Temple Mount activist Yehuda Glick recalled the attacks in an interview with Arutz Sheva.
Hearing calls of “Allahu Akbar” (Arabic for “G-d is great”) is something he has grown used to, Glick says. “All I can say is ‘Amen,’ because G-d really is great,” he told Arutz Sheva radio.
But on one of his latest visits, he said, the attempts to insult him escalated into physical attack. He was accompanied by a police officer, as is standard procedure for Jews visiting the Temple Mount. The officer was ostensibly there for his protection – but, he said, as events unfolded it became clear that protection was not his true purpose.
Glick first came under attack at the southeast corner of the Temple Mount, near a memorial put up to “Crimes of Zionism in Sabra and Shatila” – a reference to mass slayings of Muslims in Lebanon at the hands of a Christian militia that was working with IDF troops.
Two Arab teenagers, approximately age 16-17, began hurling stones at Glick, who turned to his accompanying officer and asked him to arrest them. “He told me, ‘That’s not my job. My job is just to escort you, not to chase after rock throwers.’”
Glick noted that the officer told him that he knew who the attackers were “and will make sure it is taken care of.”
Later, they saw the same two young men again. “I told him, ‘Arrest them,’ and he repeated that that’s not his job,” Glick recalled.
The story did not end there. Glick continued on, only to come under attack a second time.
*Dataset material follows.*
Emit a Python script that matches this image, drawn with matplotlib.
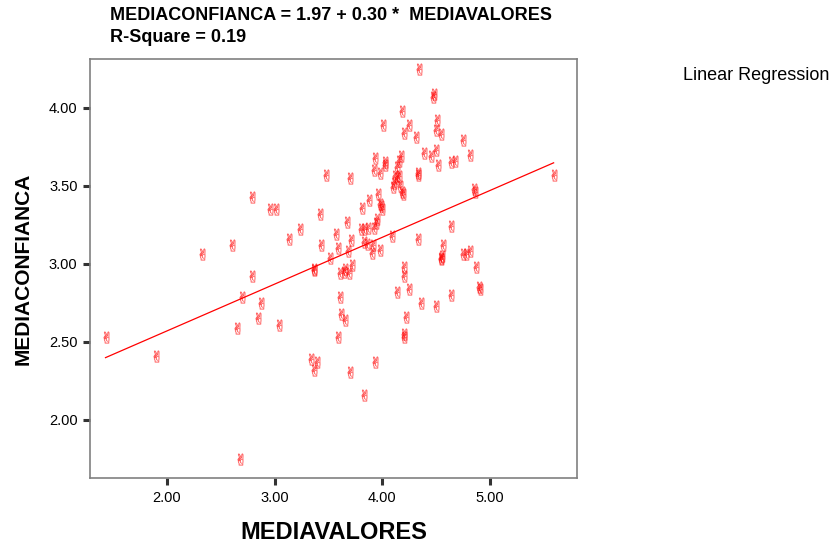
import numpy as np
import matplotlib
matplotlib.use("Agg")
import matplotlib.pyplot as plt

plt.rcParams['font.family'] = ['Liberation Sans', 'DejaVu Sans']

# MEDIAVALORES (x) and MEDIACONFIANCA (y)
valores = [4.34, 4.47, 4.48, 4.18, 4.01, 4.25, 4.20, 4.31, 4.51, 4.50, 4.54,
           4.75, 4.81, 4.39, 4.45, 4.50, 4.52, 4.64, 4.67, 3.93, 4.02, 4.02,
           3.92, 3.98, 4.17, 4.15, 4.14, 4.12, 4.14, 4.11, 4.10, 4.16, 4.18,
           4.19, 4.15, 4.33, 4.33, 3.48, 3.70, 2.79, 2.96, 3.01, 3.42, 3.81,
           3.88, 3.96, 3.98, 4.00, 3.99, 4.85, 4.86, 5.59, 3.67, 3.24, 3.13,
           2.60, 2.33, 3.57, 3.80, 3.83, 3.87, 3.92, 3.94, 3.95, 3.83, 3.86,
           4.09, 4.33, 4.64, 3.43, 3.59, 3.71, 3.91, 3.90, 3.98, 3.68, 3.51,
           4.56, 4.54, 4.54, 4.55, 4.75, 4.78, 4.81, 3.37, 3.37, 3.61, 3.64,
           3.65, 3.69, 3.72, 2.79, 4.20, 4.20, 4.87, 4.90, 4.91, 4.14, 4.25,
           2.70, 3.61, 2.87, 4.36, 4.50, 4.64, 3.62, 3.65, 2.85, 4.22, 3.04,
           2.65, 1.43, 3.59, 4.20, 4.20, 1.90, 3.34, 3.39, 3.37, 3.93, 3.70,
           3.83, 2.68]
confianza = [4.25, 4.07, 4.09, 3.98, 3.89, 3.89, 3.84, 3.81, 3.92, 3.86, 3.83,
             3.79, 3.70, 3.71, 3.69, 3.73, 3.63, 3.65, 3.66, 3.68, 3.65, 3.63,
             3.60, 3.58, 3.69, 3.66, 3.62, 3.56, 3.55, 3.52, 3.49, 3.50, 3.46,
             3.45, 3.56, 3.57, 3.58, 3.57, 3.55, 3.43, 3.35, 3.35, 3.32, 3.36,
             3.41, 3.45, 3.38, 3.35, 3.37, 3.48, 3.46, 3.57, 3.27, 3.22, 3.16,
             3.12, 3.06, 3.19, 3.22, 3.22, 3.23, 3.23, 3.26, 3.29, 3.14, 3.13,
             3.18, 3.16, 3.24, 3.12, 3.10, 3.15, 3.12, 3.07, 3.09, 3.08, 3.04,
             3.12, 3.04, 3.03, 3.05, 3.06, 3.06, 3.08, 2.96, 2.97, 2.94, 2.95,
             2.97, 2.94, 2.99, 2.92, 2.98, 2.92, 2.98, 2.85, 2.84, 2.82, 2.84,
             2.79, 2.79, 2.75, 2.75, 2.73, 2.80, 2.68, 2.64, 2.65, 2.66, 2.61,
             2.59, 2.53, 2.53, 2.55, 2.53, 2.41, 2.39, 2.37, 2.32, 2.37, 2.31,
             2.16, 1.75]

intercept = 1.97
slope = 0.30
x_ticks = [2.0, 3.0, 4.0, 5.0]
y_ticks = [2.0, 2.5, 3.0, 3.5, 4.0]

fig = plt.figure(figsize=(8.34, 5.43), dpi=100)
ax = fig.add_axes([90 / 834, 1 - 478 / 543, 487 / 834, 419 / 543])

ax.scatter(valores, confianza, marker='$\u270C$', s=70, color='red',
           alpha=0.5, linewidths=0.3)

xl = np.linspace(min(valores), max(valores), 50)
ax.plot(xl, intercept + slope * xl, color='red', lw=0.9)

ax.set_xlim(1.286, 5.807)
ax.set_ylim(1.628, 4.312)
ax.set_xticks(x_ticks)
ax.set_yticks(y_ticks)
ax.set_xticklabels([f'{t:.2f}' for t in x_ticks])
ax.set_yticklabels([f'{t:.2f}' for t in y_ticks])
ax.tick_params(direction='out', length=5, width=2.2, color='#333333',
               labelsize=10.5, pad=4)
for s in ax.spines.values():
    s.set_color('#808080')
    s.set_linewidth(1.2)

ax.set_xlabel('MEDIAVALORES', fontsize=17, fontweight='bold', labelpad=12)
ax.set_ylabel('MEDIACONFIANCA', fontsize=15, fontweight='bold', labelpad=12)

fig.text(110 / 834, 1 - 16 / 543,
         'MEDIACONFIANCA = 1.97 + 0.30 *  MEDIAVALORES',
         fontsize=13, fontweight='bold', va='center')
fig.text(110 / 834, 1 - 37 / 543, 'R-Square = 0.19',
         fontsize=13, fontweight='bold', va='center')
fig.text(683 / 834, 1 - 75 / 543, 'Linear Regression', fontsize=13,
         va='center')

fig.savefig('out.png', dpi=100)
This time the attack came from a group of Muslim boys who he estimated were just ten years old. The children began to scream “Allahu Akbar” and to throw rocks at Glick and the officer.
“I told the officer that this is too much already. It’s outrageous,” he said. He also turned to a nearby Muslim man from the Waqf, the Muslim organization that controls the site. “I told him, ‘I’m embarrassed for you. If my son would act this way at a holy site, I would deal with it,’” he said.
Perhaps surprisingly, the Muslim man agreed. “He told me, ‘Between you and me, you’re right,’” Glick said.
The police officer’s inaction in the face of a second attack led Glick to take action. He called the Police Commander for Holy Places, Avi Biton, and told him what was happening. Biton said that what Glick described was serious, and that police would look into it.
When his accompanying officer saw what he was doing, he furiously shouted, “You’re creating a disturbance. Get out!” – not at the rioters, but at Glick, Glick said.
Only a massive Jewish presence on the Temple Mount can prevent such attacks, he concluded. Police officers believe it is there job to keep things quiet, he said, and when thousands of Arabs and only a few Jews visit the site, the Jews are seen as the anomaly that is causing the disturbance.